#### [COLLECTED DATA]
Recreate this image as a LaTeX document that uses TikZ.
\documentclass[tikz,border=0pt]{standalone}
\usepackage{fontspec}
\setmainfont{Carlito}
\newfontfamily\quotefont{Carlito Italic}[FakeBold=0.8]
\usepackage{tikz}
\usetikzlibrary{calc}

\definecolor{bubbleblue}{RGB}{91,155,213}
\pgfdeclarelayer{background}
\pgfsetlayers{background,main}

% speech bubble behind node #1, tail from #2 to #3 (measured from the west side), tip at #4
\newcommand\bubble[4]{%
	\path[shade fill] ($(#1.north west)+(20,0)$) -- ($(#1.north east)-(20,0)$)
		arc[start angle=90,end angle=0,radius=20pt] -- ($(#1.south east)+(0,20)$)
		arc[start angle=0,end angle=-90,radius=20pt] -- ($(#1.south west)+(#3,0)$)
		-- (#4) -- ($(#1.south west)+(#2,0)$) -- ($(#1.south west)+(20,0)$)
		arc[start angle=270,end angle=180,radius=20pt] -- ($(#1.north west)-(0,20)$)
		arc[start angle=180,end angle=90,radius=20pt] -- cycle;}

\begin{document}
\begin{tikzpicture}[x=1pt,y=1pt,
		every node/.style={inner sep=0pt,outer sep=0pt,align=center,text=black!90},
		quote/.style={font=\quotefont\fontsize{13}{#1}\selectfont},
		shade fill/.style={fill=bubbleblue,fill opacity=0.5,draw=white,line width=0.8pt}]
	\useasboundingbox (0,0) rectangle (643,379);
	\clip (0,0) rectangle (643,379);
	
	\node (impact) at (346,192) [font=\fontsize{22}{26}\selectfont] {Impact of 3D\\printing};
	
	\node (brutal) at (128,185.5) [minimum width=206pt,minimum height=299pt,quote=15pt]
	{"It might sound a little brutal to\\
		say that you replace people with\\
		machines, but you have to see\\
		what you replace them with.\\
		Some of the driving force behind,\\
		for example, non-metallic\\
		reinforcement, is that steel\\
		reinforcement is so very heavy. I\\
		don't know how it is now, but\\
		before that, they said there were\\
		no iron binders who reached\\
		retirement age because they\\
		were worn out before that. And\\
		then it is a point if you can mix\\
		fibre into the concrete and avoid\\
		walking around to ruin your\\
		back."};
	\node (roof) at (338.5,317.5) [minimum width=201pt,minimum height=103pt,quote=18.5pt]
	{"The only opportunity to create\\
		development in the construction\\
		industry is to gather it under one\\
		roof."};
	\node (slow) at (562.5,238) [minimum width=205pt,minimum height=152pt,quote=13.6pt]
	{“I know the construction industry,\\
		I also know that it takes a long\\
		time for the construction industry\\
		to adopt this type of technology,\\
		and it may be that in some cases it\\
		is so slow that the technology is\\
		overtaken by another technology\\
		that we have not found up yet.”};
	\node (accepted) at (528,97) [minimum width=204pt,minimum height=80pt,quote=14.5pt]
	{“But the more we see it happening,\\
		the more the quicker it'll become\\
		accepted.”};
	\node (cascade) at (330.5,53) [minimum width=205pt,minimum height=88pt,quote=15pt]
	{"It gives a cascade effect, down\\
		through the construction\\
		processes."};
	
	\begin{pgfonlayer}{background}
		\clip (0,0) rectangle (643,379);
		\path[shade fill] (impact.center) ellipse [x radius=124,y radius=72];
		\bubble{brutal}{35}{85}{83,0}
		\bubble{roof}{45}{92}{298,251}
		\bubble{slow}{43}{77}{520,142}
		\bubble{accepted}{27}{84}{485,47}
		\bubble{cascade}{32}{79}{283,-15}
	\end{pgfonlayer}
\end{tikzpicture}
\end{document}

#### [SHORT PROBLEM]
Copy out the data shown above without altering anything.

#### [SOLUTION]
Recreate this image as a LaTeX document that uses TikZ.
\documentclass[tikz,border=0pt]{standalone}
\usepackage{fontspec}
\setmainfont{Carlito}
\newfontfamily\quotefont{Carlito Italic}[FakeBold=0.8]
\usepackage{tikz}
\usetikzlibrary{calc}

\definecolor{bubbleblue}{RGB}{91,155,213}
\pgfdeclarelayer{background}
\pgfsetlayers{background,main}

% speech bubble behind node #1, tail from #2 to #3 (measured from the west side), tip at #4
\newcommand\bubble[4]{%
	\path[shade fill] ($(#1.north west)+(20,0)$) -- ($(#1.north east)-(20,0)$)
		arc[start angle=90,end angle=0,radius=20pt] -- ($(#1.south east)+(0,20)$)
		arc[start angle=0,end angle=-90,radius=20pt] -- ($(#1.south west)+(#3,0)$)
		-- (#4) -- ($(#1.south west)+(#2,0)$) -- ($(#1.south west)+(20,0)$)
		arc[start angle=270,end angle=180,radius=20pt] -- ($(#1.north west)-(0,20)$)
		arc[start angle=180,end angle=90,radius=20pt] -- cycle;}

\begin{document}
\begin{tikzpicture}[x=1pt,y=1pt,
		every node/.style={inner sep=0pt,outer sep=0pt,align=center,text=black!90},
		quote/.style={font=\quotefont\fontsize{13}{#1}\selectfont},
		shade fill/.style={fill=bubbleblue,fill opacity=0.5,draw=white,line width=0.8pt}]
	\useasboundingbox (0,0) rectangle (643,379);
	\clip (0,0) rectangle (643,379);
	
	\node (impact) at (346,192) [font=\fontsize{22}{26}\selectfont] {Impact of 3D\\printing};
	
	\node (brutal) at (128,185.5) [minimum width=206pt,minimum height=299pt,quote=15pt]
	{"It might sound a little brutal to\\
		say that you replace people with\\
		machines, but you have to see\\
		what you replace them with.\\
		Some of the driving force behind,\\
		for example, non-metallic\\
		reinforcement, is that steel\\
		reinforcement is so very heavy. I\\
		don't know how it is now, but\\
		before that, they said there were\\
		no iron binders who reached\\
		retirement age because they\\
		were worn out before that. And\\
		then it is a point if you can mix\\
		fibre into the concrete and avoid\\
		walking around to ruin your\\
		back."};
	\node (roof) at (338.5,317.5) [minimum width=201pt,minimum height=103pt,quote=18.5pt]
	{"The only opportunity to create\\
		development in the construction\\
		industry is to gather it under one\\
		roof."};
	\node (slow) at (562.5,238) [minimum width=205pt,minimum height=152pt,quote=13.6pt]
	{“I know the construction industry,\\
		I also know that it takes a long\\
		time for the construction industry\\
		to adopt this type of technology,\\
		and it may be that in some cases it\\
		is so slow that the technology is\\
		overtaken by another technology\\
		that we have not found up yet.”};
	\node (accepted) at (528,97) [minimum width=204pt,minimum height=80pt,quote=14.5pt]
	{“But the more we see it happening,\\
		the more the quicker it'll become\\
		accepted.”};
	\node (cascade) at (330.5,53) [minimum width=205pt,minimum height=88pt,quote=15pt]
	{"It gives a cascade effect, down\\
		through the construction\\
		processes."};
	
	\begin{pgfonlayer}{background}
		\clip (0,0) rectangle (643,379);
		\path[shade fill] (impact.center) ellipse [x radius=124,y radius=72];
		\bubble{brutal}{35}{85}{83,0}
		\bubble{roof}{45}{92}{298,251}
		\bubble{slow}{43}{77}{520,142}
		\bubble{accepted}{27}{84}{485,47}
		\bubble{cascade}{32}{79}{283,-15}
	\end{pgfonlayer}
\end{tikzpicture}
\end{document}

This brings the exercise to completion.